→ **DATA LINES**:

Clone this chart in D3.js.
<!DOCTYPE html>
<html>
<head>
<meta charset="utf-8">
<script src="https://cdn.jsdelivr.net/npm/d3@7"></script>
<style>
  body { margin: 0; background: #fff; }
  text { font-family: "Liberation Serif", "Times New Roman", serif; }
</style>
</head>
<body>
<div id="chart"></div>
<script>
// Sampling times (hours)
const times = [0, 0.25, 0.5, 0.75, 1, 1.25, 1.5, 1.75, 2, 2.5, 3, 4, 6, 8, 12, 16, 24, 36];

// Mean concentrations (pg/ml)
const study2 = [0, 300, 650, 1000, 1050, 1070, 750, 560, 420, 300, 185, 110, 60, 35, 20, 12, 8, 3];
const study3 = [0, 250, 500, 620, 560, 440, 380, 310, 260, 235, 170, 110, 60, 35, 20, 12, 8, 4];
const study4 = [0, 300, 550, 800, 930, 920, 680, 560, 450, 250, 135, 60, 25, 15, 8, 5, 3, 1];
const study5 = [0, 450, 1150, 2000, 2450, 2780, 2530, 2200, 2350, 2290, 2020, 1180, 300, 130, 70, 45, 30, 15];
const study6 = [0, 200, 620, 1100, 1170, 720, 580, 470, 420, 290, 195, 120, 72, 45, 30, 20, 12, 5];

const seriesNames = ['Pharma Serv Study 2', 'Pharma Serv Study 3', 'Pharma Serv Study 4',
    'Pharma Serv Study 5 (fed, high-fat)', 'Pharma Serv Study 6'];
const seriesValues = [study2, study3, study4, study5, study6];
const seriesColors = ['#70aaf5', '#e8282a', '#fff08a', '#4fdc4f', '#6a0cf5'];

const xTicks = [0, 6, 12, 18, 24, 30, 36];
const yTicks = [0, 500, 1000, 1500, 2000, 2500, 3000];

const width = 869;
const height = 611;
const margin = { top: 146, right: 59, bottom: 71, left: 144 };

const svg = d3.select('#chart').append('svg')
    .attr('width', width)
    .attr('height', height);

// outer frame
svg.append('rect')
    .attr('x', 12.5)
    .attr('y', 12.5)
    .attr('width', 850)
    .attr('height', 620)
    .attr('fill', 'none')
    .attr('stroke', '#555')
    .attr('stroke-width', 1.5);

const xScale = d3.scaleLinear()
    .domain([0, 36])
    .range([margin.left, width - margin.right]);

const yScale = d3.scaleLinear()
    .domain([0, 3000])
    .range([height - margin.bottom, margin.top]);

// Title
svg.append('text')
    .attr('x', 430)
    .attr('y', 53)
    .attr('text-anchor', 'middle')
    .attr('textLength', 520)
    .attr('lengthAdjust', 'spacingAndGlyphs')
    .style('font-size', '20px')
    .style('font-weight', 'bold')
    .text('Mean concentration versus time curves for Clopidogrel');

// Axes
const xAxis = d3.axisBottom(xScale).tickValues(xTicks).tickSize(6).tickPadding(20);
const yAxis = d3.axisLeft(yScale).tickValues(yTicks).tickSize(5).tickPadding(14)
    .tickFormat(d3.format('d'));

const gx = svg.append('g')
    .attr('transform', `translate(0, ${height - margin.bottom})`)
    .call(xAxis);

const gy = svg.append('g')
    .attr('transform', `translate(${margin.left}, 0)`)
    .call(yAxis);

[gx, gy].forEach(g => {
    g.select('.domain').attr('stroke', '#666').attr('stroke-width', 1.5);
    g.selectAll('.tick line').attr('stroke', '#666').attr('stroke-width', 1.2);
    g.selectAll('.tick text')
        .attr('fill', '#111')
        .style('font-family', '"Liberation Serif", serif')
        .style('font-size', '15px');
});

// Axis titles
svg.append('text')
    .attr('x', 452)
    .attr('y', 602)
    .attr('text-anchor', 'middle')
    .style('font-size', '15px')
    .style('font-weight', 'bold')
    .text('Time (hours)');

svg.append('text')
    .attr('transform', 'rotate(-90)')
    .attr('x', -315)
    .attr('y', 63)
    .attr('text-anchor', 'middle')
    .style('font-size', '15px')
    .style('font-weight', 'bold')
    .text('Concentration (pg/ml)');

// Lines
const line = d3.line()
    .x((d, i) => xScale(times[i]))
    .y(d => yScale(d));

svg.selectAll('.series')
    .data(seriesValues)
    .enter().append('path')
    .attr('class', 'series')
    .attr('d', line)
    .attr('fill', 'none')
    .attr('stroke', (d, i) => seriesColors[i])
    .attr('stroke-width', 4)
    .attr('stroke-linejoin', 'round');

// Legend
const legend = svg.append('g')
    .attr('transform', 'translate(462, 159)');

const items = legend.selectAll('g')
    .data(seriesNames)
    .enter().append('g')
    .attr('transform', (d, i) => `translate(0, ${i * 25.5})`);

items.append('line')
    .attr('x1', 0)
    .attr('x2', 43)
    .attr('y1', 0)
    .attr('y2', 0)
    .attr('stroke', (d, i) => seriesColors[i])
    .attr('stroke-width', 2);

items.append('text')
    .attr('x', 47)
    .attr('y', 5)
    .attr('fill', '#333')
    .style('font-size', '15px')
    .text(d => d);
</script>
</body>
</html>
==
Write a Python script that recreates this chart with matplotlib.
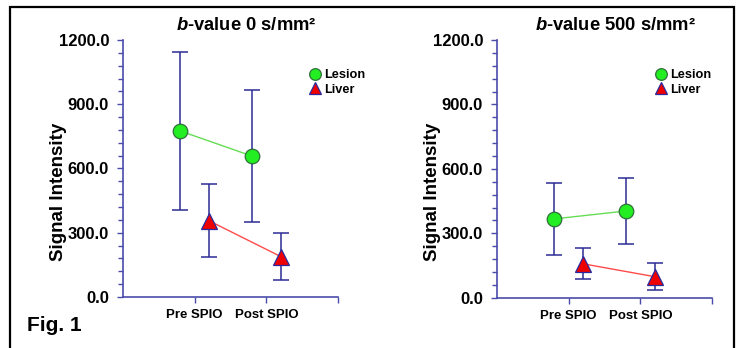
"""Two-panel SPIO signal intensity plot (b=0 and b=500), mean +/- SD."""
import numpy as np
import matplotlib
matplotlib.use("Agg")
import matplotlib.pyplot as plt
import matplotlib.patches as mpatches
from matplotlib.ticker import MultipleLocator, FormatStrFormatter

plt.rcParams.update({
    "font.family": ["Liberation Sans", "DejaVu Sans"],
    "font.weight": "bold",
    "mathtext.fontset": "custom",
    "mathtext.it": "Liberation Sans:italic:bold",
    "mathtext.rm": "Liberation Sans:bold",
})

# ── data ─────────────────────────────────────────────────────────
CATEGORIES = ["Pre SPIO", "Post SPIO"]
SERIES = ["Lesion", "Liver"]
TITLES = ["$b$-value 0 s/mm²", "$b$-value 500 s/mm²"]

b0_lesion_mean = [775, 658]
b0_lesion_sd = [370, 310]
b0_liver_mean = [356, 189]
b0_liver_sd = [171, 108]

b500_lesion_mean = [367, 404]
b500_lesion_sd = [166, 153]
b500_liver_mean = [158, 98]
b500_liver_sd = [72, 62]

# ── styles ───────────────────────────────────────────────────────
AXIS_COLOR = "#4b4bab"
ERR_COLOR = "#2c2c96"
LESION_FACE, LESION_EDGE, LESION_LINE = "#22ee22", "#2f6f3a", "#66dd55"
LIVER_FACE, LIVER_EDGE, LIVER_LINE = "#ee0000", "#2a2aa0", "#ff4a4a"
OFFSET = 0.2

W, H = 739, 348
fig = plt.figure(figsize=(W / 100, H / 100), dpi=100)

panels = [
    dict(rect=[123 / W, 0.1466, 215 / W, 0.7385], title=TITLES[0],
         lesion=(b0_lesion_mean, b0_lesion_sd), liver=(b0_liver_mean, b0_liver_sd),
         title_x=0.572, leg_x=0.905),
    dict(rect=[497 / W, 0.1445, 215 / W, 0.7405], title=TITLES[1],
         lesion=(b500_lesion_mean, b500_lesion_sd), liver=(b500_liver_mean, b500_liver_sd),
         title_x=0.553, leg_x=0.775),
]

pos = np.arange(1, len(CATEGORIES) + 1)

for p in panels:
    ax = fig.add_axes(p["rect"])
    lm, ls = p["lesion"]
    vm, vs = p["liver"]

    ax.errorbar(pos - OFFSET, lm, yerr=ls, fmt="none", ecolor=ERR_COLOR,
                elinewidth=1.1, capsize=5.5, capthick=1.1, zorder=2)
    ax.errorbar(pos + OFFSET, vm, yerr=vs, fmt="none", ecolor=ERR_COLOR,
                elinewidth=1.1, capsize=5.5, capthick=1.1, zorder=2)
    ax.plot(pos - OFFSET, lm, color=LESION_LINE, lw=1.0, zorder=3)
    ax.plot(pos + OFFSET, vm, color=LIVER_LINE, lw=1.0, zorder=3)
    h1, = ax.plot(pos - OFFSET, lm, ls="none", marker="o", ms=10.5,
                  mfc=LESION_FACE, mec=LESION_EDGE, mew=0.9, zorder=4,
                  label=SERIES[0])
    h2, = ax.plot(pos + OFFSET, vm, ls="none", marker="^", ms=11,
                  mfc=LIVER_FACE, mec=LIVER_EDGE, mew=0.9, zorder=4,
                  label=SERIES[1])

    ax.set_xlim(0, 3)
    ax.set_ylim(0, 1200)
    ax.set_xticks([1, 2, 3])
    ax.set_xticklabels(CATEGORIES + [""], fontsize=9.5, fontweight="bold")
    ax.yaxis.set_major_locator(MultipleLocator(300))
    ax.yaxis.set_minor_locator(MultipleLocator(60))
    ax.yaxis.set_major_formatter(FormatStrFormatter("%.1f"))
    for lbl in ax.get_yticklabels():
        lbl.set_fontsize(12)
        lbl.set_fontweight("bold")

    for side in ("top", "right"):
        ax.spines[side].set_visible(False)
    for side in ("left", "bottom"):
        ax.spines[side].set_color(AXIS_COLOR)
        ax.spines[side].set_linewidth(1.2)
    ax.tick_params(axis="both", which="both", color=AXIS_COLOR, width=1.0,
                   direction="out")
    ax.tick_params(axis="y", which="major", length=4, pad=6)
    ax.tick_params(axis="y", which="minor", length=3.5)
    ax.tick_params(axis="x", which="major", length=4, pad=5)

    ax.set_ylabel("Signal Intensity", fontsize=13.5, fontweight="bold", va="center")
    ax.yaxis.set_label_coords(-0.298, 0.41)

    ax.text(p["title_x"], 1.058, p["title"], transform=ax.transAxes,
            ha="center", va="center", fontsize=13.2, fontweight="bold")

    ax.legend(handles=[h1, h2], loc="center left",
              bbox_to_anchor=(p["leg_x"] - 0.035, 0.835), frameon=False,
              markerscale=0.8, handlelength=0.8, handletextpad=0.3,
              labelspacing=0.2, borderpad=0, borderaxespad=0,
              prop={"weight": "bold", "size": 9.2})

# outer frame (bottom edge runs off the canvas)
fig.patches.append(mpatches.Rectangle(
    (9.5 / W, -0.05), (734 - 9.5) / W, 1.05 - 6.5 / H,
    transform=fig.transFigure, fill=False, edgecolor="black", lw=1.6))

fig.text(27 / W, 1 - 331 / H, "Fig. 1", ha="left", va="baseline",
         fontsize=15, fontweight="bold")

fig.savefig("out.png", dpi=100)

→ **YOUR GOAL**: Exactly and only the lines from the line with "Clone this chart in D3.js." to the line with "- margin.bottom, margin.top]);", both included, are to be printed.

→ **THE SOLUTION**:
Clone this chart in D3.js.
<!DOCTYPE html>
<html>
<head>
<meta charset="utf-8">
<script src="https://cdn.jsdelivr.net/npm/d3@7"></script>
<style>
  body { margin: 0; background: #fff; }
  text { font-family: "Liberation Serif", "Times New Roman", serif; }
</style>
</head>
<body>
<div id="chart"></div>
<script>
// Sampling times (hours)
const times = [0, 0.25, 0.5, 0.75, 1, 1.25, 1.5, 1.75, 2, 2.5, 3, 4, 6, 8, 12, 16, 24, 36];

// Mean concentrations (pg/ml)
const study2 = [0, 300, 650, 1000, 1050, 1070, 750, 560, 420, 300, 185, 110, 60, 35, 20, 12, 8, 3];
const study3 = [0, 250, 500, 620, 560, 440, 380, 310, 260, 235, 170, 110, 60, 35, 20, 12, 8, 4];
const study4 = [0, 300, 550, 800, 930, 920, 680, 560, 450, 250, 135, 60, 25, 15, 8, 5, 3, 1];
const study5 = [0, 450, 1150, 2000, 2450, 2780, 2530, 2200, 2350, 2290, 2020, 1180, 300, 130, 70, 45, 30, 15];
const study6 = [0, 200, 620, 1100, 1170, 720, 580, 470, 420, 290, 195, 120, 72, 45, 30, 20, 12, 5];

const seriesNames = ['Pharma Serv Study 2', 'Pharma Serv Study 3', 'Pharma Serv Study 4',
    'Pharma Serv Study 5 (fed, high-fat)', 'Pharma Serv Study 6'];
const seriesValues = [study2, study3, study4, study5, study6];
const seriesColors = ['#70aaf5', '#e8282a', '#fff08a', '#4fdc4f', '#6a0cf5'];

const xTicks = [0, 6, 12, 18, 24, 30, 36];
const yTicks = [0, 500, 1000, 1500, 2000, 2500, 3000];

const width = 869;
const height = 611;
const margin = { top: 146, right: 59, bottom: 71, left: 144 };

const svg = d3.select('#chart').append('svg')
    .attr('width', width)
    .attr('height', height);

// outer frame
svg.append('rect')
    .attr('x', 12.5)
    .attr('y', 12.5)
    .attr('width', 850)
    .attr('height', 620)
    .attr('fill', 'none')
    .attr('stroke', '#555')
    .attr('stroke-width', 1.5);

const xScale = d3.scaleLinear()
    .domain([0, 36])
    .range([margin.left, width - margin.right]);

const yScale = d3.scaleLinear()
    .domain([0, 3000])
    .range([height - margin.bottom, margin.top]);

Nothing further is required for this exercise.